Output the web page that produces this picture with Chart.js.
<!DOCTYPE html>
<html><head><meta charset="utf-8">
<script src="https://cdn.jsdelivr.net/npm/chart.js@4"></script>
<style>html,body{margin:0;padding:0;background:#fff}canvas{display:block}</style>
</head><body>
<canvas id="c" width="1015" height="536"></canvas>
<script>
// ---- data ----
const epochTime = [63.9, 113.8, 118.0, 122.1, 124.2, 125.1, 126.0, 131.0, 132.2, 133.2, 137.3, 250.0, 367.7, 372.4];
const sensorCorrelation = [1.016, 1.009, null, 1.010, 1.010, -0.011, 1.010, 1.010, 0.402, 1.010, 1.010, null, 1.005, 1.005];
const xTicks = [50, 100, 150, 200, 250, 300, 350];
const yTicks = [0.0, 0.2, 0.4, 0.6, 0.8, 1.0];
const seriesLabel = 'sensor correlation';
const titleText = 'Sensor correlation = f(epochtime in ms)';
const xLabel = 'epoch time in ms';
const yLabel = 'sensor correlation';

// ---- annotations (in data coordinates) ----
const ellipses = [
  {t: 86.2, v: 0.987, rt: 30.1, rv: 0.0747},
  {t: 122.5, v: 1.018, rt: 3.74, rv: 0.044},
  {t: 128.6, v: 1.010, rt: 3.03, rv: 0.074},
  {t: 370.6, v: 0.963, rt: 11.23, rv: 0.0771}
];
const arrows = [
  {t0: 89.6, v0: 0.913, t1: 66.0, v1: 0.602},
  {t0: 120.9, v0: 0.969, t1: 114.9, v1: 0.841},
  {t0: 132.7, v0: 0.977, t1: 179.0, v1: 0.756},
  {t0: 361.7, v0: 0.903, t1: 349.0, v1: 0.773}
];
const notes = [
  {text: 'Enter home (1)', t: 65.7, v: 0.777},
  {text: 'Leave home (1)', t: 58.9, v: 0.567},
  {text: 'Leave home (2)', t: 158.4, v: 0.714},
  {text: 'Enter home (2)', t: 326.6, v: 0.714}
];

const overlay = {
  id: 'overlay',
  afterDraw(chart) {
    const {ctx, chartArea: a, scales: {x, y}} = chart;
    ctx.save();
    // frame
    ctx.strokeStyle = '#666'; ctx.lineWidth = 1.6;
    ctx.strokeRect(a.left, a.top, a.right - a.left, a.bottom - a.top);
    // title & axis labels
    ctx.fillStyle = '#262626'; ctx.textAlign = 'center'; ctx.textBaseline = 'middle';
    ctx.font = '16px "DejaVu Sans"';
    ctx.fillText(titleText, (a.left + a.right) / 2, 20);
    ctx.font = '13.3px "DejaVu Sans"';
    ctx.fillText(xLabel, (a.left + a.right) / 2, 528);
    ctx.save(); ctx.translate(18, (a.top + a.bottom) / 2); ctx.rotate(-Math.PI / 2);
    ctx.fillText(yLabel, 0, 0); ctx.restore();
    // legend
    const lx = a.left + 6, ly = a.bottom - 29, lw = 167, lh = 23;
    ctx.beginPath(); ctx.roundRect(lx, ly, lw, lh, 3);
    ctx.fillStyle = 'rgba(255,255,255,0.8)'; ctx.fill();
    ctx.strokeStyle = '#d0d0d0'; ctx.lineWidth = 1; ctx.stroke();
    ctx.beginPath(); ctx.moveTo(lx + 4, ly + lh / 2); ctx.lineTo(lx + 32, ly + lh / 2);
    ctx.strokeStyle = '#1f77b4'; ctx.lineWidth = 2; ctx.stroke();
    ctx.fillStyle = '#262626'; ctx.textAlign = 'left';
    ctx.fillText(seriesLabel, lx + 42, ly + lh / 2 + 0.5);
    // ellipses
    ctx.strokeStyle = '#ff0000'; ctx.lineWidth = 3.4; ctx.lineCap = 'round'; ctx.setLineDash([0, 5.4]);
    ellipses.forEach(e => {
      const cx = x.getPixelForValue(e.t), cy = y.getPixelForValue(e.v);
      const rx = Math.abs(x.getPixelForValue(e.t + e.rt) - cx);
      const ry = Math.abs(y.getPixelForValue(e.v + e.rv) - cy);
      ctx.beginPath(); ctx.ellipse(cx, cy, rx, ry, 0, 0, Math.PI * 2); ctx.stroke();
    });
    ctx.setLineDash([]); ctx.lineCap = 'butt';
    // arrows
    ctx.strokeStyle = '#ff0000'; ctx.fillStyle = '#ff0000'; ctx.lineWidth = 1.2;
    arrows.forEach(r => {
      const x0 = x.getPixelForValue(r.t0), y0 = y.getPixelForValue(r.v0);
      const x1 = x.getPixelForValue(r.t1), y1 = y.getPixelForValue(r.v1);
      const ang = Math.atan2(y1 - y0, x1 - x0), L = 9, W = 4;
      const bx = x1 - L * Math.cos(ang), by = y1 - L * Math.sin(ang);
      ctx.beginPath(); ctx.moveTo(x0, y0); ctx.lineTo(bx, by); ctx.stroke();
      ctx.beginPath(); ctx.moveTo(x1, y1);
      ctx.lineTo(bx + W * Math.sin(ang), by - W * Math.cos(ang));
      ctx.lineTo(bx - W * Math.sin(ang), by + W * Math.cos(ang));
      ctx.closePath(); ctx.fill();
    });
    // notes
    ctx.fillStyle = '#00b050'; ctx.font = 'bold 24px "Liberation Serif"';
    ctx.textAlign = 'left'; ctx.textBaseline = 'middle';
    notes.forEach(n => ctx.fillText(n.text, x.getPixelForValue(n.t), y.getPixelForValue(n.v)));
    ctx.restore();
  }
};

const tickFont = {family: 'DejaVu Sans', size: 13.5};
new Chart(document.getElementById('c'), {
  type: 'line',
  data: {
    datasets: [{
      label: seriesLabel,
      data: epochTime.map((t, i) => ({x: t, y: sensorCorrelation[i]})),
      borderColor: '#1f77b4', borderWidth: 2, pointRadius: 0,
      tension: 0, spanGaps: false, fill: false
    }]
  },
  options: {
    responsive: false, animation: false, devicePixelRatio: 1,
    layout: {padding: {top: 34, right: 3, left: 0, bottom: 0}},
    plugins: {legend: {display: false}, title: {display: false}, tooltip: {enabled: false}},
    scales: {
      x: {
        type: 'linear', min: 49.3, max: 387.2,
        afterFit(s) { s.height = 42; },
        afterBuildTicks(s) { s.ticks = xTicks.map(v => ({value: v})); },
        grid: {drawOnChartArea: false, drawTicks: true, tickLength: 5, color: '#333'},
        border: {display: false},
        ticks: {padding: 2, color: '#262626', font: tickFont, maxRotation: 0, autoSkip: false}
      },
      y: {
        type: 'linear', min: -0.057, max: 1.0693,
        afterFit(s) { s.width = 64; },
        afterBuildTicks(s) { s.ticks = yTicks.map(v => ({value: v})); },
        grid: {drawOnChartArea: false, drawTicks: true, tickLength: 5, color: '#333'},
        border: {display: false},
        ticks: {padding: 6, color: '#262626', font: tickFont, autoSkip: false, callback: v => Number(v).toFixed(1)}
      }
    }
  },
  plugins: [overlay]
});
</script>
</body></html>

> Exercise requirements:
Your task is to return the full listing exactly as it was given.

> Result below:
Output the web page that produces this picture with Chart.js.
<!DOCTYPE html>
<html><head><meta charset="utf-8">
<script src="https://cdn.jsdelivr.net/npm/chart.js@4"></script>
<style>html,body{margin:0;padding:0;background:#fff}canvas{display:block}</style>
</head><body>
<canvas id="c" width="1015" height="536"></canvas>
<script>
// ---- data ----
const epochTime = [63.9, 113.8, 118.0, 122.1, 124.2, 125.1, 126.0, 131.0, 132.2, 133.2, 137.3, 250.0, 367.7, 372.4];
const sensorCorrelation = [1.016, 1.009, null, 1.010, 1.010, -0.011, 1.010, 1.010, 0.402, 1.010, 1.010, null, 1.005, 1.005];
const xTicks = [50, 100, 150, 200, 250, 300, 350];
const yTicks = [0.0, 0.2, 0.4, 0.6, 0.8, 1.0];
const seriesLabel = 'sensor correlation';
const titleText = 'Sensor correlation = f(epochtime in ms)';
const xLabel = 'epoch time in ms';
const yLabel = 'sensor correlation';

// ---- annotations (in data coordinates) ----
const ellipses = [
  {t: 86.2, v: 0.987, rt: 30.1, rv: 0.0747},
  {t: 122.5, v: 1.018, rt: 3.74, rv: 0.044},
  {t: 128.6, v: 1.010, rt: 3.03, rv: 0.074},
  {t: 370.6, v: 0.963, rt: 11.23, rv: 0.0771}
];
const arrows = [
  {t0: 89.6, v0: 0.913, t1: 66.0, v1: 0.602},
  {t0: 120.9, v0: 0.969, t1: 114.9, v1: 0.841},
  {t0: 132.7, v0: 0.977, t1: 179.0, v1: 0.756},
  {t0: 361.7, v0: 0.903, t1: 349.0, v1: 0.773}
];
const notes = [
  {text: 'Enter home (1)', t: 65.7, v: 0.777},
  {text: 'Leave home (1)', t: 58.9, v: 0.567},
  {text: 'Leave home (2)', t: 158.4, v: 0.714},
  {text: 'Enter home (2)', t: 326.6, v: 0.714}
];

const overlay = {
  id: 'overlay',
  afterDraw(chart) {
    const {ctx, chartArea: a, scales: {x, y}} = chart;
    ctx.save();
    // frame
    ctx.strokeStyle = '#666'; ctx.lineWidth = 1.6;
    ctx.strokeRect(a.left, a.top, a.right - a.left, a.bottom - a.top);
    // title & axis labels
    ctx.fillStyle = '#262626'; ctx.textAlign = 'center'; ctx.textBaseline = 'middle';
    ctx.font = '16px "DejaVu Sans"';
    ctx.fillText(titleText, (a.left + a.right) / 2, 20);
    ctx.font = '13.3px "DejaVu Sans"';
    ctx.fillText(xLabel, (a.left + a.right) / 2, 528);
    ctx.save(); ctx.translate(18, (a.top + a.bottom) / 2); ctx.rotate(-Math.PI / 2);
    ctx.fillText(yLabel, 0, 0); ctx.restore();
    // legend
    const lx = a.left + 6, ly = a.bottom - 29, lw = 167, lh = 23;
    ctx.beginPath(); ctx.roundRect(lx, ly, lw, lh, 3);
    ctx.fillStyle = 'rgba(255,255,255,0.8)'; ctx.fill();
    ctx.strokeStyle = '#d0d0d0'; ctx.lineWidth = 1; ctx.stroke();
    ctx.beginPath(); ctx.moveTo(lx + 4, ly + lh / 2); ctx.lineTo(lx + 32, ly + lh / 2);
    ctx.strokeStyle = '#1f77b4'; ctx.lineWidth = 2; ctx.stroke();
    ctx.fillStyle = '#262626'; ctx.textAlign = 'left';
    ctx.fillText(seriesLabel, lx + 42, ly + lh / 2 + 0.5);
    // ellipses
    ctx.strokeStyle = '#ff0000'; ctx.lineWidth = 3.4; ctx.lineCap = 'round'; ctx.setLineDash([0, 5.4]);
    ellipses.forEach(e => {
      const cx = x.getPixelForValue(e.t), cy = y.getPixelForValue(e.v);
      const rx = Math.abs(x.getPixelForValue(e.t + e.rt) - cx);
      const ry = Math.abs(y.getPixelForValue(e.v + e.rv) - cy);
      ctx.beginPath(); ctx.ellipse(cx, cy, rx, ry, 0, 0, Math.PI * 2); ctx.stroke();
    });
    ctx.setLineDash([]); ctx.lineCap = 'butt';
    // arrows
    ctx.strokeStyle = '#ff0000'; ctx.fillStyle = '#ff0000'; ctx.lineWidth = 1.2;
    arrows.forEach(r => {
      const x0 = x.getPixelForValue(r.t0), y0 = y.getPixelForValue(r.v0);
      const x1 = x.getPixelForValue(r.t1), y1 = y.getPixelForValue(r.v1);
      const ang = Math.atan2(y1 - y0, x1 - x0), L = 9, W = 4;
      const bx = x1 - L * Math.cos(ang), by = y1 - L * Math.sin(ang);
      ctx.beginPath(); ctx.moveTo(x0, y0); ctx.lineTo(bx, by); ctx.stroke();
      ctx.beginPath(); ctx.moveTo(x1, y1);
      ctx.lineTo(bx + W * Math.sin(ang), by - W * Math.cos(ang));
      ctx.lineTo(bx - W * Math.sin(ang), by + W * Math.cos(ang));
      ctx.closePath(); ctx.fill();
    });
    // notes
    ctx.fillStyle = '#00b050'; ctx.font = 'bold 24px "Liberation Serif"';
    ctx.textAlign = 'left'; ctx.textBaseline = 'middle';
    notes.forEach(n => ctx.fillText(n.text, x.getPixelForValue(n.t), y.getPixelForValue(n.v)));
    ctx.restore();
  }
};

const tickFont = {family: 'DejaVu Sans', size: 13.5};
new Chart(document.getElementById('c'), {
  type: 'line',
  data: {
    datasets: [{
      label: seriesLabel,
      data: epochTime.map((t, i) => ({x: t, y: sensorCorrelation[i]})),
      borderColor: '#1f77b4', borderWidth: 2, pointRadius: 0,
      tension: 0, spanGaps: false, fill: false
    }]
  },
  options: {
    responsive: false, animation: false, devicePixelRatio: 1,
    layout: {padding: {top: 34, right: 3, left: 0, bottom: 0}},
    plugins: {legend: {display: false}, title: {display: false}, tooltip: {enabled: false}},
    scales: {
      x: {
        type: 'linear', min: 49.3, max: 387.2,
        afterFit(s) { s.height = 42; },
        afterBuildTicks(s) { s.ticks = xTicks.map(v => ({value: v})); },
        grid: {drawOnChartArea: false, drawTicks: true, tickLength: 5, color: '#333'},
        border: {display: false},
        ticks: {padding: 2, color: '#262626', font: tickFont, maxRotation: 0, autoSkip: false}
      },
      y: {
        type: 'linear', min: -0.057, max: 1.0693,
        afterFit(s) { s.width = 64; },
        afterBuildTicks(s) { s.ticks = yTicks.map(v => ({value: v})); },
        grid: {drawOnChartArea: false, drawTicks: true, tickLength: 5, color: '#333'},
        border: {display: false},
        ticks: {padding: 6, color: '#262626', font: tickFont, autoSkip: false, callback: v => Number(v).toFixed(1)}
      }
    }
  },
  plugins: [overlay]
});
</script>
</body></html>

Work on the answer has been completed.